Tempted
Addition of 4G makes tethering a cheap tablet to a cheap phone more attractive. I use my bulky, rugged phone with OS Maps app for hiking. Smaller phone in pocket with tethered tablet would give the best of both worlds.
HMD Global has served up another ladle of Nokstalgia*, with one more remake of a classic mid-2000s phone - a 4G-capable rehash of the corporate-tastic Nokia 6300, which first saw a release in 2007. The original Nokia 6300 was a conventional candybar-design handset, and touted features found on premium handsets of the era. …
Text input in a keypad worked surprisingly well after some practice. The touchscreen keyboards are not ideal either. But I always turned off predictive text input, because it does not work so well for Finnish, where words are longer and have complex conjugation. Entering the first few characters gives the system little clue about how it ends.
If only KiaOS supported larger touch screen devices. As If I could get a phone with a 4 or 5 inch touch screen for me it would be a viable alternative to getting an Android or iphone as I don't really use any apps, I just need a phone with a web browser, whatsapp and to do calls and text. I just would be reluctant to do web browsing on a small screen that the candy bar or flip phone have
Because as a totally blind person for whom a flat slab of featureless & haptic-feedback-devoid glass is the absolute *worst* method of entering text, at least the Tap9 gives us buttons to feel, clicky noises to let us know we've pressed something, & we can do the muscle memory to reach for the next letter in the entry without faffing around trying to find it first.
Just you wait until you get old, arthritic, fat fingered, myopic, & your vaunted pseudo-smart phone turns your attempts to type into useless gibberish.
And before you dismiss feature phones as niche, consider that the Chinese buy them by the *millions* because they get the job done, do it inexpensively, & tend to last longer per charge than your average Tsetse fly during mating season at the fish pond.
The battery lasts for a week, it has a fancy blue flashing LED when a text has been received and the neatest trick is when you use it as an alarm clock it fades in the sound, so it doesn't shock you awake but just gently brings you out of your slumber with the tune of your choice. It would be nice if these features were in the new version of the 6300, but when I tried the new 3310 I was disappointed.

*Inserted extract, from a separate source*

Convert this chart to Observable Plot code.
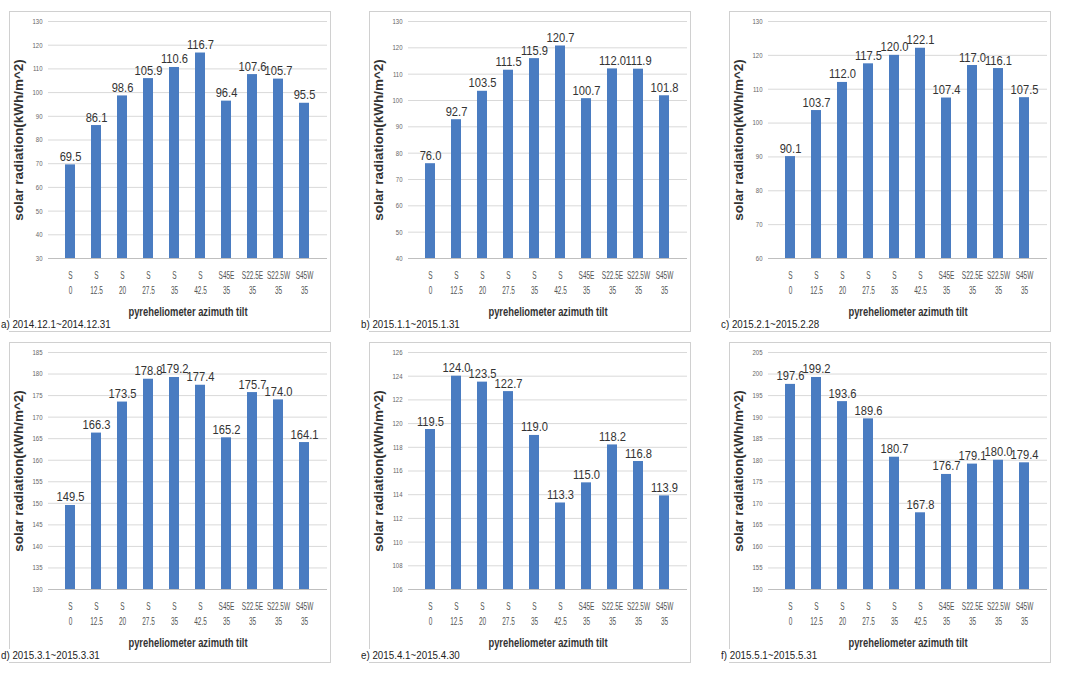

My old 6300 is my bedside alarm clock. It is the second best alarm clock I've ever used due to its features like pressing the 4 does a 4 minute snooze, yet non-numeric use the default value which can be set arbitrarily. Too bad I can't put a sim in it to reset its time anymore.
Everyone using 2G and 3G phone today is soon going to find them without any signal. Plans are different between countries but 2G and 3G are going to be gone by 2030. The upgrade of simple mobile phones to 4G and 5G is going to happen because the mobile networks are getting permanent upgrade.
Around 2030 the new standard of 6G is going to be released to the market and then it is going to be 4G and 5G that is going to be turned off.